The optical Stern-Gerlach Deflection and Young's reciprocal space experiment

Young's experiment for photons in the reciprocal space. Spin patterns corresponding to the persistent spin Helix. Credit: Mateusz Krol, Faculty of Physics UW


Young's experiment for photons in reciprocal space has been demonstrated for the first time by scientists. In an optically anisotropic liquid crystal microcavity, spin patterns matching to the persistent spin helix and the Stern-Gerlach experiment are achieved. The liquid crystal molecules inside the microcavity may be rotated by putting electric voltage across it, forcing the light traveling through it to alter its internal state into right- and left-handed circular polarized components.

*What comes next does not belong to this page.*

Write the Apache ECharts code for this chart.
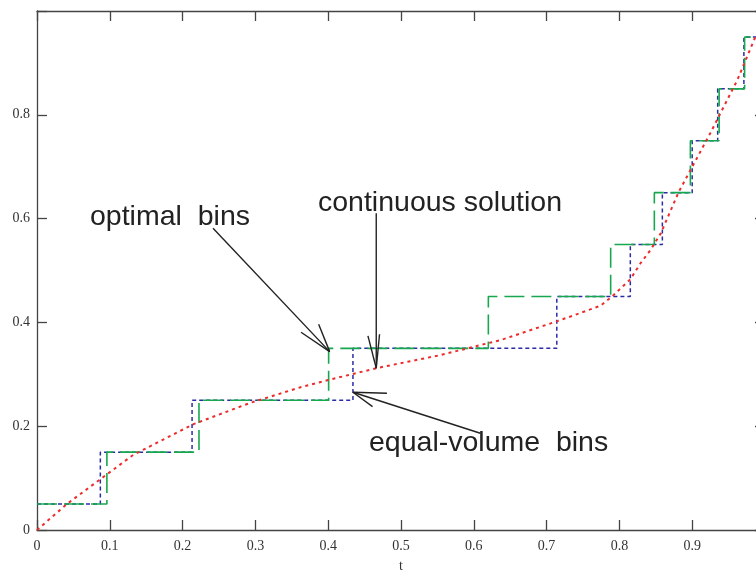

When light waves travel through two slits in a plate, they suffer diffraction, resulting in a picture formed of multiple fringes, as demonstrated by Young's experiment about 220 years ago (the so-called interference image). The interference fringes are spread further apart the closer the slits are to each other. The two slits convert information about the light from position space to "reciprocal space," or the space of directions, in this fashion. The angle (and consequently direction) at which light is diffracted changes as the distance between the slits changes. Young's experiment has been carried out on electrons, atoms, and even huge molecules since 1801, but not simply on light.


It turns out that a similar experiment may be carried out in reciprocal space, with light beams emitted in opposite directions producing a periodic pattern in position space.

Scientists from the University of Warsaw, the Military University of Technology in Warsaw, the Institute of Physics of the Polish Academy of Sciences, and the University of Southampton demonstrated Young's experiment for photons in reciprocal space in a paper published in Physical Review Letters. A specific optical microcavity filled with a liquid crystal was created for this purpose. The microcavity is made up of two perfect mirrors that are so close together that they produce a standing electromagnetic wave within.The liquid crystal molecules inside the microcavity could be rotated by applying electric voltage across it, forcing linearly polarized plane wave light passing through it to change its internal state into right- and left-handed circular polarized components that deflected in opposite directions from the original beam path.


It was identical to Young's experiment, except that instead of slits, two distinct directions of light in the "reciprocal space" fulfilled the function of slits. A linearly polarized interference pattern of light polarization was detected on the sample surface—that is, on the "position space." A similar phenomena was previously reported for electrons, when the polarization of electron spins in position space was modulated, resulting in the development of the so-called persistent spin helix. The liquid crystal microcavity led to the same mathematical description of such a helix for the electron spin as well as for light polarization. This phenomena was regarded by scientists as a conventional entanglement of two degrees of freedom—light direction and polarization.


The finding that the optical microcavity with a liquid crystal separates the "spin" of light—with circular polarization acting as the spin—almost coincided with the 100th anniversary of the discovery of spin in Stern and Gerlach's famous experiment in 1922. Thus, an optical analogue of two fundamental quantum physics experiments was discovered in one effort. Physical Review Letters published the research.